--- start ---

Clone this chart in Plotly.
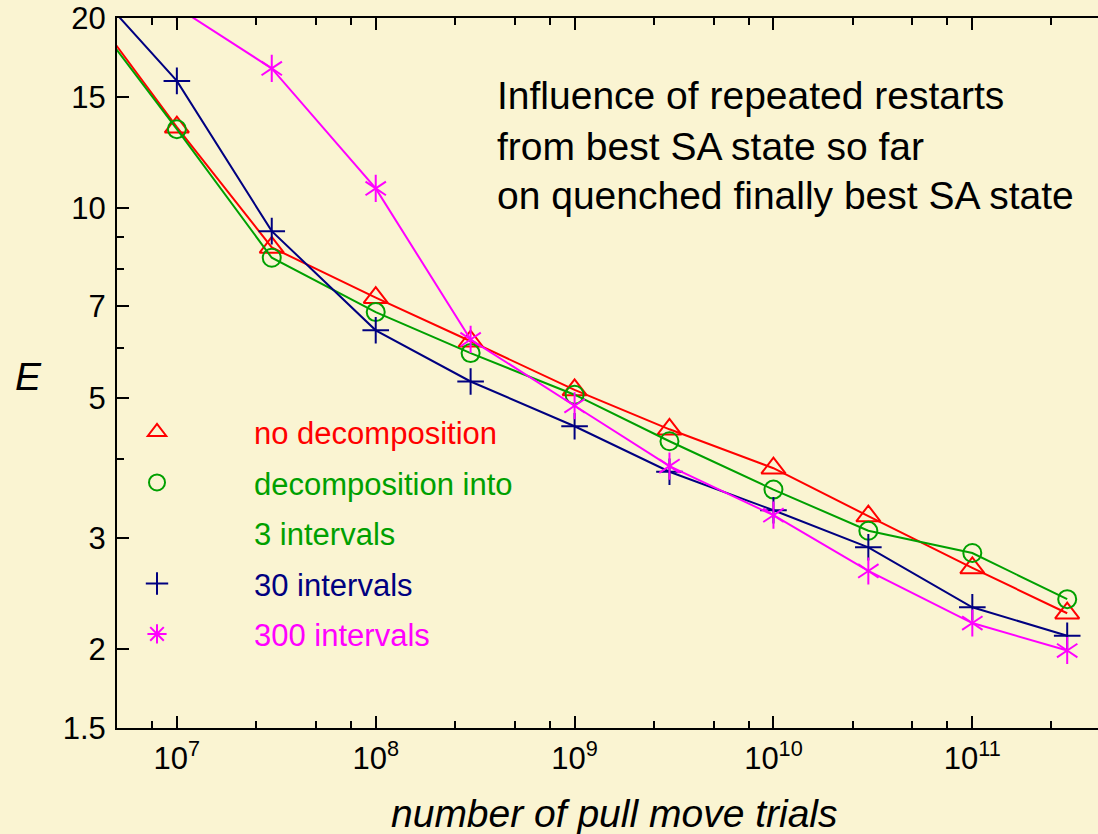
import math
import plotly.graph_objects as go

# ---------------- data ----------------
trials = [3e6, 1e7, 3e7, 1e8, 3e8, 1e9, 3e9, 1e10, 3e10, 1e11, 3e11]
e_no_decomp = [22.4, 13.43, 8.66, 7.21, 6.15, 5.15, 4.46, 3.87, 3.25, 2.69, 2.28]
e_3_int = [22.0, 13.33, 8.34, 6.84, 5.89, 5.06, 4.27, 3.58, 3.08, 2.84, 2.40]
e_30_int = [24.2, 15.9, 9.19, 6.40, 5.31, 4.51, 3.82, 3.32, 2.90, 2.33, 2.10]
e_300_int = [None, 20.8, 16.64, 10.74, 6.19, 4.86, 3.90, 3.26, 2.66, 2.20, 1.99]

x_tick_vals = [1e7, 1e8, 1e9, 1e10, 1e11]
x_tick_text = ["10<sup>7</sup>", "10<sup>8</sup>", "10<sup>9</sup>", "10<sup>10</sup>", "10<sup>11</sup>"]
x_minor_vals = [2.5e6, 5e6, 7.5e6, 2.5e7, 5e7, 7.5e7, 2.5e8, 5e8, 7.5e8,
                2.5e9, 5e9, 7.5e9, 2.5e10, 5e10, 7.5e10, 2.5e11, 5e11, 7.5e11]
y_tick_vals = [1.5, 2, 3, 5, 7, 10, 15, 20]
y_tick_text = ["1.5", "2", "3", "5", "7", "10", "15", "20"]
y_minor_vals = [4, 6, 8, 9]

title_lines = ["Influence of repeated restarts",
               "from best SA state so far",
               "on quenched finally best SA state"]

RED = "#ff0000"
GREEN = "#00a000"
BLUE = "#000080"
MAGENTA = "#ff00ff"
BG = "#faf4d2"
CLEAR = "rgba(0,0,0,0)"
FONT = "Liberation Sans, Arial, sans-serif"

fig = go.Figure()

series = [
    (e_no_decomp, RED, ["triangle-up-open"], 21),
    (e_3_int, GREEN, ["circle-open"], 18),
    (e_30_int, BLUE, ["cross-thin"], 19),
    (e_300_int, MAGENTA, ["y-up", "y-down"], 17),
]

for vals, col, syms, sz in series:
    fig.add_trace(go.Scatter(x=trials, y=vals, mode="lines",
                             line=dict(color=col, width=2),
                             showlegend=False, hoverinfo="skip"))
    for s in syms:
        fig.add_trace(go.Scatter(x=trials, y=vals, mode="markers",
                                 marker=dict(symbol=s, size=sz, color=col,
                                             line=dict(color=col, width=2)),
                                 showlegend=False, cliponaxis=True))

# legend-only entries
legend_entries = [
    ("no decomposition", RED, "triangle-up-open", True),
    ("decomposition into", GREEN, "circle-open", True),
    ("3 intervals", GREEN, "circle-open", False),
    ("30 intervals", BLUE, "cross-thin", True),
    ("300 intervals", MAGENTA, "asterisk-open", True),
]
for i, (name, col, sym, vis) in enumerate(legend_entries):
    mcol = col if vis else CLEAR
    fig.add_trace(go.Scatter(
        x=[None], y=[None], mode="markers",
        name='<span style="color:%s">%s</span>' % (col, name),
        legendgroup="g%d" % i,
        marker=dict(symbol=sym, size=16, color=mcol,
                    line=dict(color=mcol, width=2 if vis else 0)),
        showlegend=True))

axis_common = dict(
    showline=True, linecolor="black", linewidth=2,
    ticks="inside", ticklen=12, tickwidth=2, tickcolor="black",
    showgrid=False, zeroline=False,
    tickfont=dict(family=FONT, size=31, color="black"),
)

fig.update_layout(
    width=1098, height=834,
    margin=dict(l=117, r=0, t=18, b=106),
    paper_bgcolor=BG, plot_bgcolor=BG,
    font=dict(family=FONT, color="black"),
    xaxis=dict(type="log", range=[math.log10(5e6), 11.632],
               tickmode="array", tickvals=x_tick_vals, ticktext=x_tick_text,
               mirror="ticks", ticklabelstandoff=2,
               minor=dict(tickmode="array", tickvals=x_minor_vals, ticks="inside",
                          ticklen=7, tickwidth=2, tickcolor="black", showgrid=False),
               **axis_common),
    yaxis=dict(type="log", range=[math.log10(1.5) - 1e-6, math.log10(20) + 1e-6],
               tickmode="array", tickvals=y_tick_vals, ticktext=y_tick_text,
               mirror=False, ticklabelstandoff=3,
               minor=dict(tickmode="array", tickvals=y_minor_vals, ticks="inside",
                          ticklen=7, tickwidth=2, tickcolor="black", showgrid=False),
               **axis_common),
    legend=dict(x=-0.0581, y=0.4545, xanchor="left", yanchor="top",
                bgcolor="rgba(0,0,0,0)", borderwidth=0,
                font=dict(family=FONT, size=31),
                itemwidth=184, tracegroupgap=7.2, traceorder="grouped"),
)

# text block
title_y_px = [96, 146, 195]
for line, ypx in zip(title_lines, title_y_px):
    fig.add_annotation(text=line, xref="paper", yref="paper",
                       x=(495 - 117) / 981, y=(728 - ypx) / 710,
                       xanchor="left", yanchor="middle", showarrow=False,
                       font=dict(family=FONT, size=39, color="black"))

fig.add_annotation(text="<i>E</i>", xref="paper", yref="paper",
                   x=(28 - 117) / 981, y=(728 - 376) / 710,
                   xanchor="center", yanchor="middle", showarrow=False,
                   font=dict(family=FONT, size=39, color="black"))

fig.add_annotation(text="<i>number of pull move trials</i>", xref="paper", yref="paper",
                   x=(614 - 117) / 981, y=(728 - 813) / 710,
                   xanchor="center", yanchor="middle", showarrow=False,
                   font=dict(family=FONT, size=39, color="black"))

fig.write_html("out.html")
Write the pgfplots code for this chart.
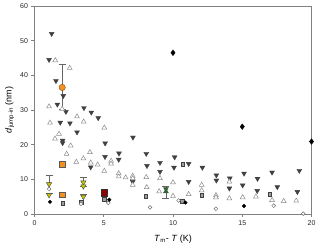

--- end ---

WHAT IS ASKED
Leave out the pictures and print every line of the data exactly.

ANSWER IN FULL
Clone this chart in Plotly.
import math
import plotly.graph_objects as go

# ---------------- data ----------------
trials = [3e6, 1e7, 3e7, 1e8, 3e8, 1e9, 3e9, 1e10, 3e10, 1e11, 3e11]
e_no_decomp = [22.4, 13.43, 8.66, 7.21, 6.15, 5.15, 4.46, 3.87, 3.25, 2.69, 2.28]
e_3_int = [22.0, 13.33, 8.34, 6.84, 5.89, 5.06, 4.27, 3.58, 3.08, 2.84, 2.40]
e_30_int = [24.2, 15.9, 9.19, 6.40, 5.31, 4.51, 3.82, 3.32, 2.90, 2.33, 2.10]
e_300_int = [None, 20.8, 16.64, 10.74, 6.19, 4.86, 3.90, 3.26, 2.66, 2.20, 1.99]

x_tick_vals = [1e7, 1e8, 1e9, 1e10, 1e11]
x_tick_text = ["10<sup>7</sup>", "10<sup>8</sup>", "10<sup>9</sup>", "10<sup>10</sup>", "10<sup>11</sup>"]
x_minor_vals = [2.5e6, 5e6, 7.5e6, 2.5e7, 5e7, 7.5e7, 2.5e8, 5e8, 7.5e8,
                2.5e9, 5e9, 7.5e9, 2.5e10, 5e10, 7.5e10, 2.5e11, 5e11, 7.5e11]
y_tick_vals = [1.5, 2, 3, 5, 7, 10, 15, 20]
y_tick_text = ["1.5", "2", "3", "5", "7", "10", "15", "20"]
y_minor_vals = [4, 6, 8, 9]

title_lines = ["Influence of repeated restarts",
               "from best SA state so far",
               "on quenched finally best SA state"]

RED = "#ff0000"
GREEN = "#00a000"
BLUE = "#000080"
MAGENTA = "#ff00ff"
BG = "#faf4d2"
CLEAR = "rgba(0,0,0,0)"
FONT = "Liberation Sans, Arial, sans-serif"

fig = go.Figure()

series = [
    (e_no_decomp, RED, ["triangle-up-open"], 21),
    (e_3_int, GREEN, ["circle-open"], 18),
    (e_30_int, BLUE, ["cross-thin"], 19),
    (e_300_int, MAGENTA, ["y-up", "y-down"], 17),
]

for vals, col, syms, sz in series:
    fig.add_trace(go.Scatter(x=trials, y=vals, mode="lines",
                             line=dict(color=col, width=2),
                             showlegend=False, hoverinfo="skip"))
    for s in syms:
        fig.add_trace(go.Scatter(x=trials, y=vals, mode="markers",
                                 marker=dict(symbol=s, size=sz, color=col,
                                             line=dict(color=col, width=2)),
                                 showlegend=False, cliponaxis=True))

# legend-only entries
legend_entries = [
    ("no decomposition", RED, "triangle-up-open", True),
    ("decomposition into", GREEN, "circle-open", True),
    ("3 intervals", GREEN, "circle-open", False),
    ("30 intervals", BLUE, "cross-thin", True),
    ("300 intervals", MAGENTA, "asterisk-open", True),
]
for i, (name, col, sym, vis) in enumerate(legend_entries):
    mcol = col if vis else CLEAR
    fig.add_trace(go.Scatter(
        x=[None], y=[None], mode="markers",
        name='<span style="color:%s">%s</span>' % (col, name),
        legendgroup="g%d" % i,
        marker=dict(symbol=sym, size=16, color=mcol,
                    line=dict(color=mcol, width=2 if vis else 0)),
        showlegend=True))

axis_common = dict(
    showline=True, linecolor="black", linewidth=2,
    ticks="inside", ticklen=12, tickwidth=2, tickcolor="black",
    showgrid=False, zeroline=False,
    tickfont=dict(family=FONT, size=31, color="black"),
)

fig.update_layout(
    width=1098, height=834,
    margin=dict(l=117, r=0, t=18, b=106),
    paper_bgcolor=BG, plot_bgcolor=BG,
    font=dict(family=FONT, color="black"),
    xaxis=dict(type="log", range=[math.log10(5e6), 11.632],
               tickmode="array", tickvals=x_tick_vals, ticktext=x_tick_text,
               mirror="ticks", ticklabelstandoff=2,
               minor=dict(tickmode="array", tickvals=x_minor_vals, ticks="inside",
                          ticklen=7, tickwidth=2, tickcolor="black", showgrid=False),
               **axis_common),
    yaxis=dict(type="log", range=[math.log10(1.5) - 1e-6, math.log10(20) + 1e-6],
               tickmode="array", tickvals=y_tick_vals, ticktext=y_tick_text,
               mirror=False, ticklabelstandoff=3,
               minor=dict(tickmode="array", tickvals=y_minor_vals, ticks="inside",
                          ticklen=7, tickwidth=2, tickcolor="black", showgrid=False),
               **axis_common),
    legend=dict(x=-0.0581, y=0.4545, xanchor="left", yanchor="top",
                bgcolor="rgba(0,0,0,0)", borderwidth=0,
                font=dict(family=FONT, size=31),
                itemwidth=184, tracegroupgap=7.2, traceorder="grouped"),
)

# text block
title_y_px = [96, 146, 195]
for line, ypx in zip(title_lines, title_y_px):
    fig.add_annotation(text=line, xref="paper", yref="paper",
                       x=(495 - 117) / 981, y=(728 - ypx) / 710,
                       xanchor="left", yanchor="middle", showarrow=False,
                       font=dict(family=FONT, size=39, color="black"))

fig.add_annotation(text="<i>E</i>", xref="paper", yref="paper",
                   x=(28 - 117) / 981, y=(728 - 376) / 710,
                   xanchor="center", yanchor="middle", showarrow=False,
                   font=dict(family=FONT, size=39, color="black"))

fig.add_annotation(text="<i>number of pull move trials</i>", xref="paper", yref="paper",
                   x=(614 - 117) / 981, y=(728 - 813) / 710,
                   xanchor="center", yanchor="middle", showarrow=False,
                   font=dict(family=FONT, size=39, color="black"))

fig.write_html("out.html")
Write the pgfplots code for this chart.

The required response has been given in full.